In this age of standardized tests, rote memorization, and textbooks, it’s easy to see why most students dread their science and math classes. Where, really, is the fun in traditional science and math education? But taking apart electronics? Now, that sounds fun! 

And having fun can lead to a deeper exploration of the sciences. In a recent PBS Newshour show, Dale Dougherty, editor and publisher of Make magazine and founder of Maker Faire, said

“I see making as a gateway to engineering and science. When I talk to engineers and scientists, I can ask them, what fascinated you as a kid? And someone said, well, you know, I used to take refrigerators apart.” 

World Maker Faire has hundreds of these kind of fun opportunities for visitors. The two-day event brings together hundreds of “Makers” who show off their inventions and encourage visitors to become Makers themselves and to create, build and invent. In the process, they show us the “fun” in science, technology and math. When you see trendy people with their cool inventions, suddenly science and technology doesn’t seem so boring or geeky anymore. And when you get to invent your own cool products, a career choice in the sciences seems not only possible, but appealing.

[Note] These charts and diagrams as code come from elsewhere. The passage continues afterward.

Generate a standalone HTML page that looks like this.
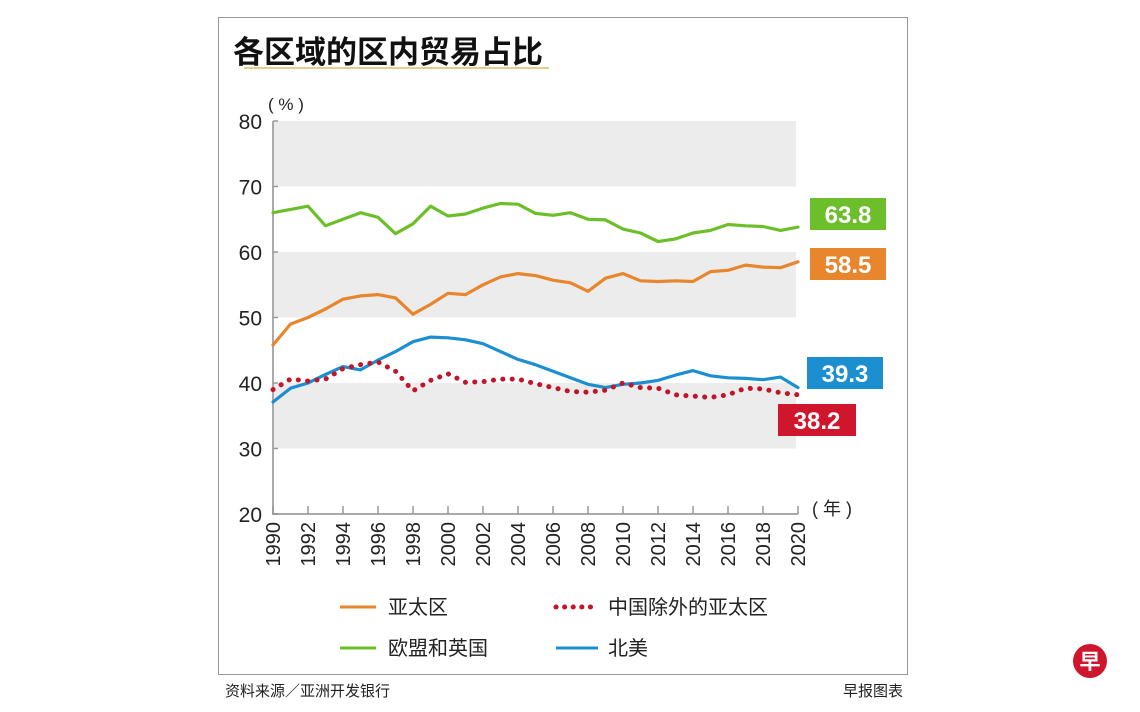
<!DOCTYPE html>
<html><head><meta charset="utf-8"><style>
body{margin:0;background:#fff;}
svg{display:block;font-family:"Liberation Sans","Noto Sans CJK SC",sans-serif;}
</style></head><body>
<svg width="1140" height="712" viewBox="0 0 1140 712">
<rect x="218.5" y="17.5" width="689" height="657" fill="none" stroke="#999" stroke-width="1"/>
<text x="233" y="63" font-size="31" font-weight="bold" fill="#111">各区域的区内贸易占比</text>
<rect x="244" y="67" width="305" height="2" fill="#e2cf8e"/>
<text x="268" y="110" font-size="17" fill="#222">( % )</text>
<g id="bands"></g>
<g id="axes"></g>
<g id="series"></g>
<text x="812" y="515" font-size="18" fill="#222">( 年 )</text>
<rect x="810" y="198" width="76" height="32" fill="#6cbf2a"/>
<text x="848" y="223" font-size="24" font-weight="bold" fill="#fff" text-anchor="middle">63.8</text>
<rect x="810" y="248" width="76" height="32" fill="#e8862d"/>
<text x="848" y="273" font-size="24" font-weight="bold" fill="#fff" text-anchor="middle">58.5</text>
<rect x="807" y="357" width="76" height="32" fill="#1b8fd0"/>
<text x="845" y="382" font-size="24" font-weight="bold" fill="#fff" text-anchor="middle">39.3</text>
<rect x="778" y="404" width="78" height="32" fill="#d0162c"/>
<text x="817" y="429" font-size="24" font-weight="bold" fill="#fff" text-anchor="middle">38.2</text>
<g>
<line x1="340" y1="607" x2="376" y2="607" stroke="#e8862d" stroke-width="3"/>
<text x="388" y="614" font-size="20" fill="#222">亚太区</text>
<line x1="556" y1="607" x2="598" y2="607" stroke="#c0152a" stroke-width="5" stroke-dasharray="0.1 8.5" stroke-linecap="round"/>
<text x="608" y="614" font-size="20" fill="#222">中国除外的亚太区</text>
<line x1="340" y1="648" x2="376" y2="648" stroke="#6cbf2a" stroke-width="3"/>
<text x="388" y="655" font-size="20" fill="#222">欧盟和英国</text>
<line x1="556" y1="648" x2="598" y2="648" stroke="#1b8fd0" stroke-width="3"/>
<text x="608" y="655" font-size="20" fill="#222">北美</text>
</g>
<text x="225" y="696" font-size="15" fill="#222">资料来源／亚洲开发银行</text>
<text x="903" y="696" font-size="15" fill="#222" text-anchor="end">早报图表</text>
<circle cx="1090" cy="661" r="17" fill="#d0162c"/>
<text x="1090" y="669" font-size="21" font-weight="bold" fill="#fff" text-anchor="middle">早</text>
</svg>
<script>
const years=[1990,1991,1992,1993,1994,1995,1996,1997,1998,1999,2000,2001,2002,2003,2004,2005,2006,2007,2008,2009,2010,2011,2012,2013,2014,2015,2016,2017,2018,2019,2020];
const yTicks=[20,30,40,50,60,70,80];
const xTickLabels=[1990,1992,1994,1996,1998,2000,2002,2004,2006,2008,2010,2012,2014,2016,2018,2020];
const euUk=[66,66.5,67,64,65,66,65.3,62.8,64.3,67,65.5,65.8,66.7,67.4,67.3,65.9,65.6,66,65,64.9,63.5,62.9,61.6,62,62.9,63.3,64.2,64,63.9,63.3,63.8];
const apac=[45.8,49,50,51.3,52.8,53.3,53.5,53,50.5,52,53.7,53.5,55,56.2,56.7,56.4,55.7,55.3,54,56,56.7,55.6,55.5,55.6,55.5,57,57.2,58,57.7,57.6,58.5];
const northAmerica=[37.1,39.2,40,41.3,42.5,42,43.5,44.8,46.3,47,46.9,46.6,46,44.8,43.6,42.8,41.8,40.8,39.8,39.3,39.8,40,40.4,41.2,41.9,41.1,40.8,40.7,40.5,40.9,39.3];
const apacExChina=[39,40.6,40.3,40.6,42.2,42.8,43.2,41.8,38.8,40.4,41.4,40.1,40.2,40.6,40.6,39.9,39.3,38.7,38.6,38.9,40,39.3,39.2,38.2,38,37.8,38.2,39.2,39.1,38.5,38.2];
const NS='http://www.w3.org/2000/svg';
const x=yr=>273+(yr-1990)*(525/30);
const y=v=>514-(v-20)*(393/60);
function mk(tag,attrs,parent){const e=document.createElementNS(NS,tag);for(const k in attrs)e.setAttribute(k,attrs[k]);document.getElementById(parent).appendChild(e);return e;}
[[70,80],[50,60],[30,40]].forEach(b=>{
  const r=mk('rect',{x:x(1990),y:y(b[1]),width:x(2020)-x(1990)-2,height:y(b[0])-y(b[1]),fill:'#ececec'},'bands');
  
  
});
const ax=mk('path',{d:`M${x(1990)},${y(80)} V${y(20)} H${x(2020)}`,fill:'none',stroke:'#aaa','stroke-width':2},'axes');


yTicks.forEach(v=>{
  const t=mk('text',{x:262,y:y(v)+8,'font-size':21,'text-anchor':'end',fill:'#222'},'axes');t.textContent=v;
  
  
  const l=mk('line',{x1:x(1990),x2:x(1990)+5,y1:y(v),y2:y(v),stroke:'#999','stroke-width':1.5},'axes');
  
  
});
xTickLabels.forEach(yr=>{
  const l=mk('line',{x1:x(yr),x2:x(yr),y1:y(20),y2:y(20)-8,stroke:'#999','stroke-width':1.5},'axes');
  
  
  const t=mk('text',{x:0,y:0,'font-size':20,fill:'#222','text-anchor':'end',transform:`translate(${x(yr)+7},${522}) rotate(-90)`},'axes');
  t.textContent=yr;
  
  
});
function line(vals,color,name,dotted){
  const d=vals.map((v,i)=>(i?'L':'M')+x(years[i]).toFixed(1)+','+y(v).toFixed(1)).join(' ');
  const p=mk('path',{d,fill:'none',stroke:color,'stroke-width':dotted?5:3.2,'stroke-linejoin':'round','stroke-linecap':'round'},'series');
  if(dotted){p.setAttribute('stroke-dasharray','0.1 9.3');}
  
  
}
line(euUk,'#6cbf2a','line-eu-uk');
line(apac,'#e8862d','line-apac');
line(northAmerica,'#1b8fd0','line-north-america');
line(apacExChina,'#c0152a','line-apac-ex-china',true);
</script>
</body></html>
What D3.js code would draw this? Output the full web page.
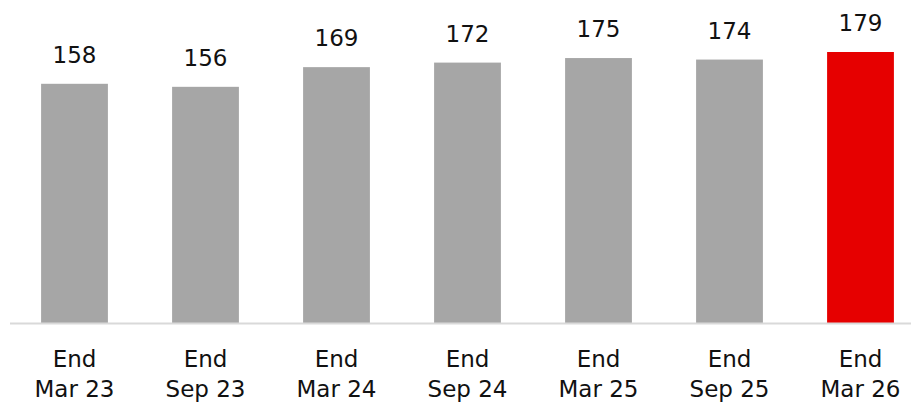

NYSCI has been exploring ways to harness the spirit of “making” to increase interest in the sciences. NYSCI and Maker Faire staff worked to ensure that the inaugural World Maker Faire included a large range of activities for children and families. And after the festival, NYSCI hosted a two-day workshop with more than 80 leaders in education, science, technology and the arts to explore how the Maker movement can stimulate innovation in education.

This year’s Faire will be even bigger than last year, with hundreds of additional Makers and even more activities for children and families. And more opportunities to show kids and adults, that science is fun—whether or not you keep your computer in one piece.